McCain’s preference for helping corporations over middle-class families is not just bad priorities, it’s bad economics. The Congressional Research Service found that repatriation holidays in the past offered “little evidence” of new investments. Indeed, the companies that took advantage of the holiday ended up cutting tens of thousands of jobs. In 2004, corporations used 92 percent of their repatriated profits to “enrich their executives and buy back their own shares, not to invest in job creation.”
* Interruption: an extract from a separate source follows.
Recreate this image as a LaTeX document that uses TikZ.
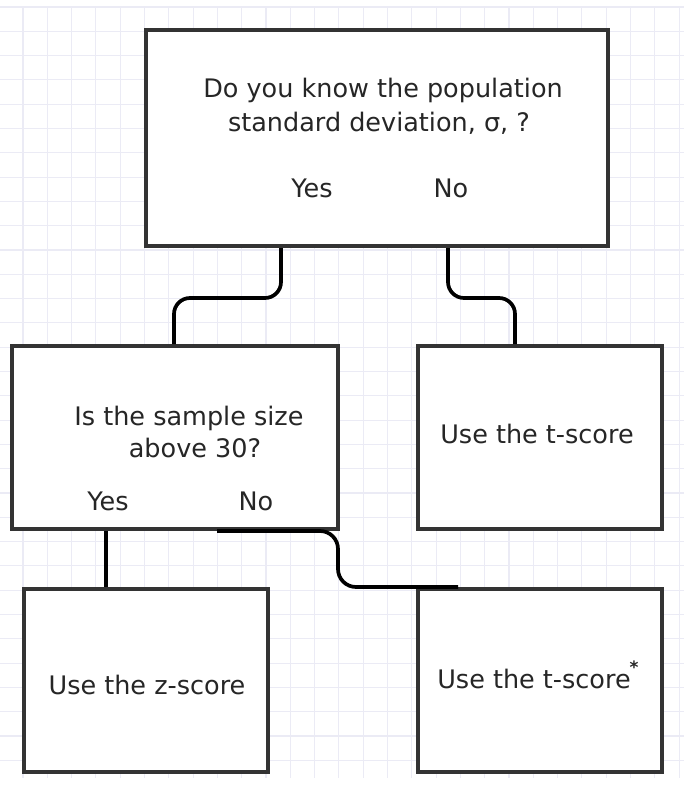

Sacrificing the payroll tax cut for such a policy only compounds the negative consequences. Macroeconomic Advisers point out that a lapse in the payroll tax cut for 113 million households “would reduce GDP growth by 0.5 percent and cost the economy 400,000 jobs.” Barclays PLC said that, without the extension, it would “drop its growth forecast by 1.5% for the first quarter of next year.”
Fifty-eight percent of Americans want Congress to renew the payroll tax break for the middle class. But McCain and the Norquistian contingent of Congress have one word for that hope: “Chicken shit.”